The Ruby is much more cantankerous and you'll find several threads about 'improving' it. It works out of the box, but if you like to fiddle (and learn while you fiddle) then the Ruby is a good choice. I've read that the Forney has larger cylinders but is otherwise a Ruby - if so, it might perform a little more pleasantly. 

If you can stretch to the $1,000 - $1,500 range, the choice is more open. The*AML USRA 0-6-0 SWITCHER* is getting good reviews.


----------



## altterrain (Jan 2, 2008)

Don't do it Mike!







Don't be hanging out with the old guys wearing towels in the steam bath! You'll burn all your fingertips off!









-Brian


----------



## jlinde (Jan 2, 2008)

Mike - My first (and currently, only) LS engine is the Accucraft 2 Cyl Shay. It's amazingly easy to run and can be found for a little above $1k. Also, as Mr. Thornton notes, the AML 0-6-0 has gotten great reviews and is available at the $999 mark from several of the site's sponsors.


----------



## rkapuaala (Jan 3, 2008)

I like Pete's comment "learn while you fiddle". To me the Ruby is an excellent choice for a beginners engine because you really learn a lot just assembling one and getting it to run. For only 400 bucks, that leaves you with plenty of money to move on to bigger and better engines if you decide you like making steam,,, and if not, you don't really have that much invested and could easily sell the thing on ebay for what you paid for it as long as its not all busted up.


----------



## Shay Gear Head (Jan 3, 2008)

Richard,

I'll be the first but probably not the last to offer you $400 for your Ruby in "as-is" condition!


----------



## xo18thfa (Jan 2, 2008)

I would go with the Ruby as well. It's a great runner as is and basically bulletproof. There is a ton of big and little "jazz-up" things you can do with it. Check out Vance Bass' website on things you can do with a Ruby and the photo gallery: 


http://www.nmia.com/~vrbass/steam/

Do a MLS search on Dave Hottman. He did several performance mods.

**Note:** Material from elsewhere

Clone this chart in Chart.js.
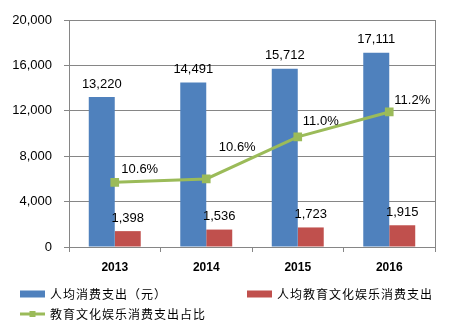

Dwight Ennis did a nifty article on how to add RC:

http://archive.mylargescale.com/articles/articles/ruby/ruby01.asp

Don't listen to the "sparkies" lownote. You will find a peaceful, inner zen with live steam


Bob


----------



## rkapuaala (Jan 3, 2008)

As you can see, she's not "as is" any more, but rather almost finished


----------



## lownote (Jan 3, 2008)

Thank you all very much--some really great and very useful info


----------



## kfrankl3 (Feb 27, 2008)

I've gotta ruby and it's fantastic. I would recommend getting the kit version, it helps you to learn how it all gets put together, but you need to take your time. Then again I built mine in a night and a half (being a college student I pull crazy long nights all to often!). A great mod that I did was add cord boiler lagging, which I picked up from a article by Kevin Strong (if memory serves). Actually I now have the problem of it producing too much steam! 
PS Do you teach at GMU? I just noticed the domain name of your website.


----------



## Steve S. (Jan 2, 2008)

Of the Loco's mentioned, only the Sammy will "Run like a ROUNDHOUSE". The Sammy is much heavier built, will run right out of the box with no tuning or major modifications and years from now will still be worth something if you decide to sell it. While the Ruby has rightfully earned its place in the steam world.......................it's just not close to being a ROUNDHOUSE Sammy.


----------



## davidarf (Jan 2, 2008)

I agree with the thoughts above - the Ruby is a great little starter steam loco and lends itself to customisation. A friend captured this picture of my ruby at a recent steamup.


----------



## Jerry Barnes (Jan 2, 2008)

I just saw an new 2nd gen Aristo LS Mikado sell on ebay for $735.


----------



## kfrankl3 (Feb 27, 2008)

Wow! That is one heck of an impressive mod! Is the tender from a Accucraft mogul? But tell more. Also how did you attach the sandpipes?


----------



## weaverc (Jan 2, 2008)

As a previous owner of a Ruby, I have to agree with what has already been said about the Ruby being a good candidate for modifying. But the same can be said about the simple Roundhouse locomotives. I have done both. In either case, I recommend building a kit, either Ruby or one of the ones offered by Roundhouse. This way, you will learn a lot about how a steam locomotinve works and be able to make adjustments and repairs in the future (won't need to with a Roundhouse). A good kit choice that will leave you with an excellent running locomotive is the Roundhouse Billy kit. 
See the kits section at this site: http://www.roundhouse-eng.com/

You don't have to purchase and build a Billy kit all at once. You can first buy and build the chasis, then later purchase and build the boiler and finally purchase and build the cab and details. You can also purchase and buy a William tender kit if you want to add a tender. This way you spread out your payments and learn a great deal in the process. Here are pictures of my modified Billy with a William tender and a modified Ruby with a scratch built tender on a small LGB chasis.


----------



## Kovacjr (Jan 2, 2008)

I'd also start with a Ruby again. It was what got me hooked. I actually bought the Ida and this is how she looks today.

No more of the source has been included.